Given this context, we can start to see how Simmons’ arguments may throw a wrench in
how we should understand the social contract we have actually committed to. A common
conception of justice is, if not unlikely to exist at all, very difficult to identify. This
inaccessibility makes it difficult to claim that disruptions of equality of liberty according to a
“social contract” are any clearer than disruptions of the second principle. Perhaps Rawls would
want to say there is “implicit” agreement in regards to a social contract, but this sort of response
falls into Simmons' concerns with the difference between acceptance and mere reception. When
we consider the fact that most public benefits, even those essential to just Constitutions, are
“open,” we start to have valid questions regarding the extent to which those receiving the
benefits are knowingly and willingly taking them, especially with a particular eye to the ‘justice’

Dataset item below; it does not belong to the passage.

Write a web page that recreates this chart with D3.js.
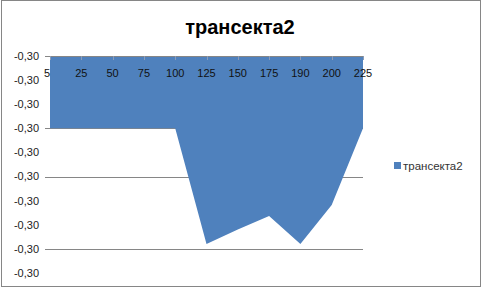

of it all. In short, obligations to a just constitution cannot be easily understood through the lens of
a common morality and thus not only struggle to provide clear limits on when justified
disobedience is morally acceptable, but it seems such obligations are not immediately obvious as
obligations at all under Rawls’ theory.
Singer has his own criticism of Rawls’ theory that I believe has some important parallels
with the argument I’ve put forward. He believes an appeal to common morality for limiting civil
disobedience is “either idealistic and thus impractical” or it unjustifiably excluded civil
disobedience meant to do violence to the shared conception of justice (269). To argue that
appeals to the community must be limited to things that you believe already reflect the
community view doesn’t make much sense in Singer’s eyes.

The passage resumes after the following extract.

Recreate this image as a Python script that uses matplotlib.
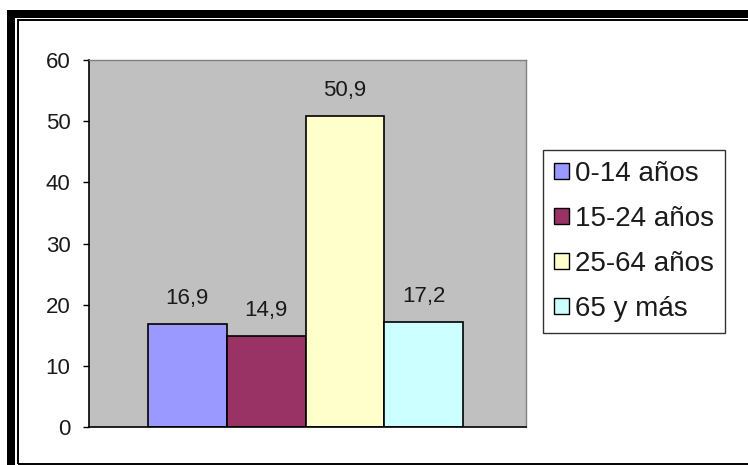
import matplotlib
matplotlib.use("Agg")
import matplotlib.pyplot as plt
from matplotlib.patches import Rectangle, Patch

# Population share by age group (%)
categories = ["0-14 años", "15-24 años", "25-64 años", "65 y más"]
values = [16.9, 14.9, 50.9, 17.2]
value_labels = ["16,9", "14,9", "50,9", "17,2"]
colors = ["#9999FF", "#993366", "#FFFFCC", "#CCFFFF"]
yticks = [0, 10, 20, 30, 40, 50, 60]

W, H = 748, 465
DPI = 100
plt.rcParams["font.family"] = ["Liberation Sans", "DejaVu Sans"]

fig = plt.figure(figsize=(W / DPI, H / DPI), dpi=DPI)
fig.patch.set_facecolor("white")


def fx(px):
    return px / W


def fy(py):
    return 1 - py / H


# plot area
left, right, top, bottom = 89, 526, 60, 427
ax = fig.add_axes([fx(left), fy(bottom), fx(right - left), (bottom - top) / H])
ax.set_facecolor("#C0C0C0")

x = list(range(len(values)))
bars = ax.bar(x, values, width=1.0, color=colors, edgecolor="black",
              linewidth=1.2, label=categories)

for xi, v, lab in zip(x, values, value_labels):
    ax.annotate(lab, (xi, v), xytext=(0, 14), textcoords="offset points",
                ha="center", va="baseline", fontsize=16, color="#1a1a1a")

ax.set_xlim(-1.247, 4.297)
ax.set_ylim(0, 60)
ax.set_yticks(yticks)
ax.set_yticklabels([str(t) for t in yticks], fontsize=16, color="#1a1a1a")
ax.set_xticks([])
ax.tick_params(axis="y", direction="out", length=4.3, width=1.0, pad=9,
               color="black")

for side in ("top", "right"):
    ax.spines[side].set_color("#808080")
    ax.spines[side].set_linewidth(1.0)
for side in ("left", "bottom"):
    ax.spines[side].set_color("black")
    ax.spines[side].set_linewidth(1.2)

# legend
handles = [Patch(facecolor=c, edgecolor="black", linewidth=1.0) for c in colors]
leg = fig.legend(handles, categories, loc="upper left",
                 bbox_to_anchor=(fx(543), fy(150)), bbox_transform=fig.transFigure,
                 fontsize=20, frameon=True, fancybox=False, borderpad=0.4,
                 handlelength=0.55, handleheight=0.5, handletextpad=0.2,
                 labelspacing=0.68, borderaxespad=0)
leg.get_frame().set_edgecolor("black")
leg.get_frame().set_linewidth(1.0)
for t in leg.get_texts():
    t.set_color("#1a1a1a")

# outer frame: heavy band on top and left, thin inner rule
fig.add_artist(Rectangle((fx(7), fy(18)), fx(W + 10 - 7), (18 - 10) / H,
                         transform=fig.transFigure, facecolor="black",
                         edgecolor="none"))
fig.add_artist(Rectangle((fx(7), fy(H + 10)), fx(8), (H + 10 - 10) / H,
                         transform=fig.transFigure, facecolor="black",
                         edgecolor="none"))
fig.add_artist(Rectangle((fx(17.5), fy(463.5)), fx(W + 10), (463.5 - 20.5) / H,
                         transform=fig.transFigure, facecolor="none",
                         edgecolor="black", linewidth=1.4))

fig.savefig("out.png", dpi=DPI)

Just as Singer’s argument demands a further defense of the practicality and moral validity
of appeals to a common sense of morality, Simmons’ argument demands a further defense of the
moral validity of the principle of special obligation given the flaws presented with its generality.
Keeping both of their views in mind, a successful conception of a social contract embedded with
certain agreed on moral principles is difficult to come across. Moreover, disagreement with
whatever the majority view may be seems to be valid justification for civil disobedience, even
when may not be immediately clear to said majority that injustice is occurring. The general
obligation of the citizen to the just Constitution for accepting its benefits, i.e. the special
obligation of fair play, seems to hold less weight when considering that many of the said benefits
are provided in an ‘open’ rather than ‘readily available’ manner, making the claim that everyone
knowingly and willingly accepts these benefits need further empirical defense to hold through.
Assuming these criticisms are correct, it is less defensible that appeals to a shared sense of
morality and political obligation justify certain hesitations in justifying civil disobedience.
A potential counterargument I would like to briefly address comes from chapter 7 of
Conflicts of Law and Morality by Kent Greenawalt. In contemplating Rawls’ theory of civil
disobedience, he provides a specific scenario to consider. In this scenario, a neighborhood is
undergoing gentrification. Prices are raising so fast that poor residents have a legal obligation to
leave, but the residents consider “trespassory occupations of buildings doomed to destruction”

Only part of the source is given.